Botswana stuck with her choice of the ISDB-T Set Top Box
By John Churu, Gaborone, Botswana
When the International Telecommunications Union (ITU) requested countries to ditch the analogue for digital transmission by the 2015 deadline, all seemed smooth and clear. However, not after Botswana, the only country in the region chose to go for the Japanese ISDB-T against other countries in the SADC region who opted for the European standard of Digital Migration; the Digital Video Broadcasting Terrestrial or (DVB-T2).
Against Botswana’s choices however were warnings from the Southern African Digital Broadcasting Association (SADBA) two years prior to the ITU cut-off date that by using the Japanese platform, the digital migration would be more expensive compared to the DBV-T2 that other neighbouring countries opted for.
In its warnings, the broadcasting association had stated that “The radio frequency channel bandwidth used in Africa is 8 MHz and not 6 MHz as in the case in all the countries in which ISDB-T2 has been deployed. There is a fundamental incompatibility between the mass produced ISDB-T devices available and those required for Botswana. Unique chipsets and ISDB-T receivers would need to be developed exclusively for Botswana.”
However, according to latest media reports, the government ignored the advice and instead argued that the ISDB-T technology was the best to use. By 2013, Botswana had reportedly spent about $16million (about P160 million) on the digital migration.
By 2015, the year of the deadline, the then deputy permanent secretary in the office of the President, Mogomotsi Kaboyamodimo defended the decision saying “manufacturers are not bound by one standard or another, they supply to customer requests. Botswana satellite services will not be affected in any way by the and so there is no question of isolation in terms of Botswana not being able to communicate with the rest of the world, or content and technologies failing to work in Botswana.”
A year later, the government was still defending the choice of the technology, with a presidential affairs minister, Philip Makgalemela, telling a Parliament that “the decision to choose ISDB-T was based on the outcome of a comparative assessment and evaluation of technical and performance capabilities of the two standards.” By then, according to Makgalemela revelation, the set top boxes were not yet available in the country and that the government was working around the clock to ensure that the devices could be sourced locally in addition to facilitating their availability in the local market. His target due date was June 2016.

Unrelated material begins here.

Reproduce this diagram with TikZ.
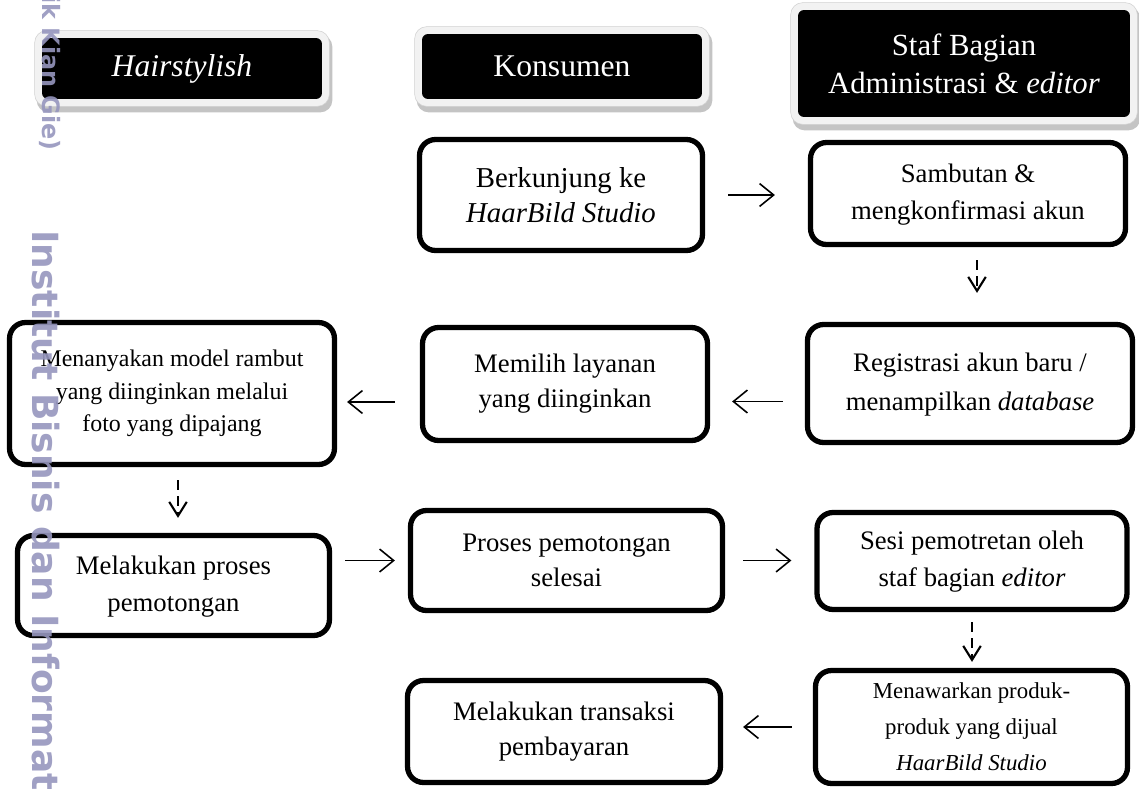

The same media report stated that the following year, 2017, the then Minister for presidential affairs, Governance and Public Administration Eric Molale announced to parliament that government had already spent over $18million compared to the $13million that was planned for the exercise. The breakdown of the expenditure was illustrated thus: $7 million was spent on procuring 45 digital transmitters and Satellite Appling System, $2.5 million on Botswana Television (BTV) studio facilities upgrade, $3.3 million on acquisition of content and about $1.7 million on public campaigns and outreaches. All in all over 9 500 set top boxes had been acquired, with the devices mostly given to crowds as hand-outs to raise awareness as well as market the digital transmission at a cost of approximately $1.5 million.
An adding to the huge bill of $18 million was the upgrade of the Transmitter Cabling Systems which chewed about $1.8 million with the vehicles that carried the equipment cost about $0.2 million to procure.
However, while the government’s intention was to be completely done by analogue by 2018, developments on the ground show a failed project. Another minister added that digital migration was not going to plan in the country because of the choice of the technology, which makes Botswana the only country in the SADC region to that had chosen the Japanese technology over the widely popular European technology. According to Minister Nonofo Molefhi, speaking with the Japanese Akinihiko Miyamoto, who is the Director General of Global ICT Strategy Bureau that “importation and distribution of the set top boxes was expensive.”